Sometimes All You Have to Give Is Love
There are times when no matter how hard you wish you truly can not alleviate another person’s torment.
Hope as you might, try as you might, their torture exists beyond the reach of your personal influence.
This past week, my mother came to Atlanta for my niece’s high school graduation.
We all sat through the two-hour ceremony and only upon coming back to the house for a meal afterwards did my mother mention to me that she felt anything other than wonderful.
“Will you help me?” she asked.
“Of course,” I said.
I knew that she wanted me to give her yoga exercises to alleviate the shooting pain radiating from her neck and upper back down into her arm.
So we went down to the basement of the house where my niece lives and I made do with the few pieces of equipment I could gather – a yoga mat, a strap, a foam roller, a chair, the back of a couch and the walls of the room.
Even as we worked through the gentle exercises my mother did not complain.
But I could tell the ache was more than she could bear.
She asked to stop before I was ready to finish.
I knew I had to allow her process and not force anything.
The next day, a Sunday, I called in the afternoon to hear how she was doing.
It was 2 o’clock.
I was surprised to learn that she was already back home in Savannah.
“I got up at 6 a.m. to drive home,” my mother admitted.
This time she began relaying a little more of the truth of the hurt.
“Please go to the emergency room,” I begged her.
I called my brother, a doctor, and within minutes he and I were off the phone and within the hour my mother was waiting at an orthopedic emergency center.
The doctors prescribed pain medication.
I called the next day, a Monday, to check on her progress.
And the next day.
Not any better.
And the next.
I texted my mother’s physical therapist. I begged my mother to make an appointment for acupuncture (you always have to make do with the therapies a person is willing to accept) but the next available time slot wasn’t for the following week.
Finally a doctor prescribed even stronger medication.
The physical therapist worked with my mother two days in a row at the end of the week.
“Are you any better than you were last Saturday?”
“Not really,” she admitted.
If I had it all my way, my mother would have seen a non-force chiropractor for an adjustment, the acupuncturist she had visited before, a Reiki master for energy healing, a neuromuscular therapist for release of her trigger points and a yoga therapist for correction of her kyphosis. She would also have been taking natural anti-inflammatories rather than prescription drugs that would surely be affecting her digestion and her brain chemistry.
But it wasn’t my journey, it was hers.
And I could love her all the way through.
Meanwhile, as I was reaching out to my mother day by day, I was texting back and forth with a client whose ailing mother had just been rushed to the ICU.
“This is my worst nightmare,” my client wrote.
I wrote a prayer for my client and her mother and hit send in the text box.
My client’s mother passed away shortly afterwards.
“I am completely heartbroken,” my client wrote.
“I don’t really know what to think. She is the first person to show me unconditional love.

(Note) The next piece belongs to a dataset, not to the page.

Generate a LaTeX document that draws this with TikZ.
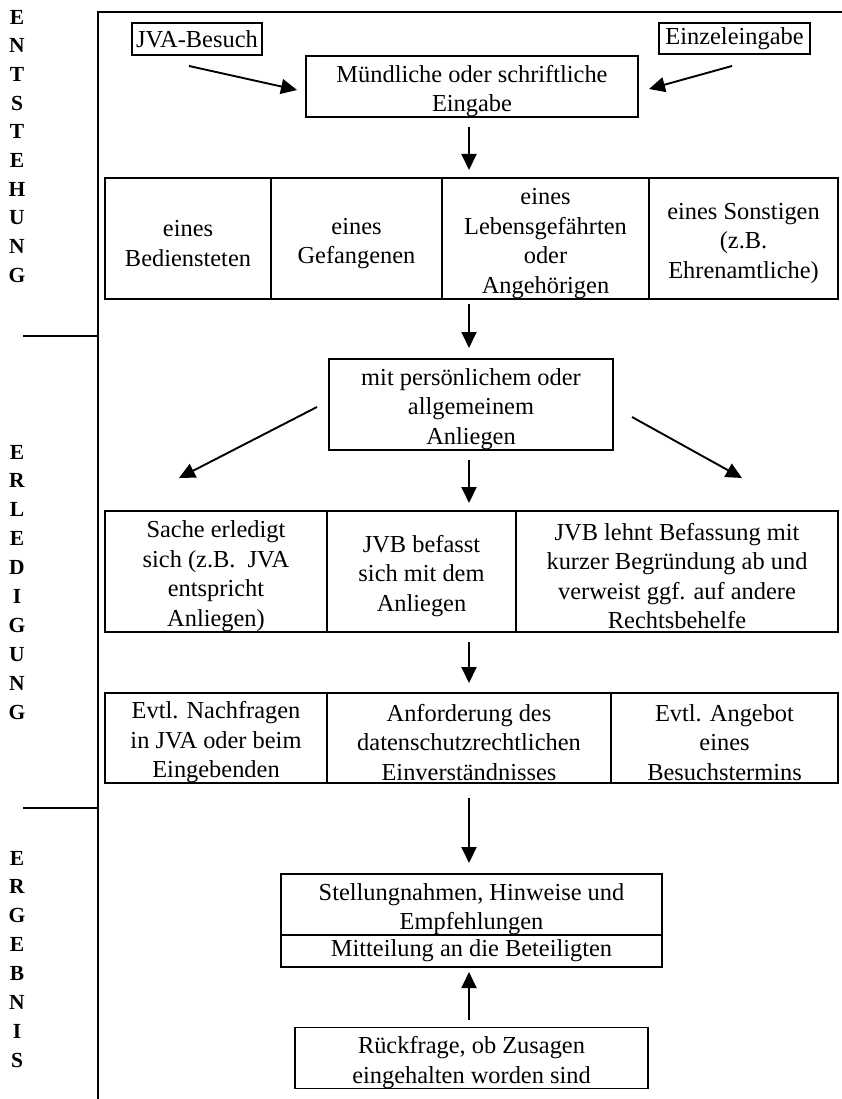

A daughter is a daughter forever and she will always be with me. I’m grateful for the years that I had with her and I know she will be with me.
“Mommy, I love you more than words could ever describe.”
I sent my client a photograph of a butterfly.
“This beautiful butterfly posed for me in August 2015 when I was at a yoga retreat.
“I probably took at least 50 photos of him.
“I’m sending you this image to remind you that you are surrounded by love and light even in the moment of your greatest loss. I’m so sorry you are suffering. Please hold this image in mind and let this beautiful butterfly comfort you.”
I was winding down after hearing of my client’s loss when I looked at my Twitter feed and discovered there had been yet another terrorist attack in London.
I reached out through Facebook to an old friend I hadn’t talked to in awhile.
The last time she and I had communicated was after the previous London terror attack on March 23.
“Are you OK?” I asked. “Just heard of the news from London – sending YOU lots of love and light!”
She confirmed that indeed she was safe but had recently been diagnosed with edema in her bone marrow. She has been hobbling around on crutches and is hoping to take time off to work to recover from emotional exhaustion after her father had passed away.
“Processing all the trauma from my childhood,” my dear friend confided. “Working through everything and just working out how to give up work for a while while I recover!!”
I encouraged my friend to give me a ring over Skype when she felt like talking. And then she was off to bed.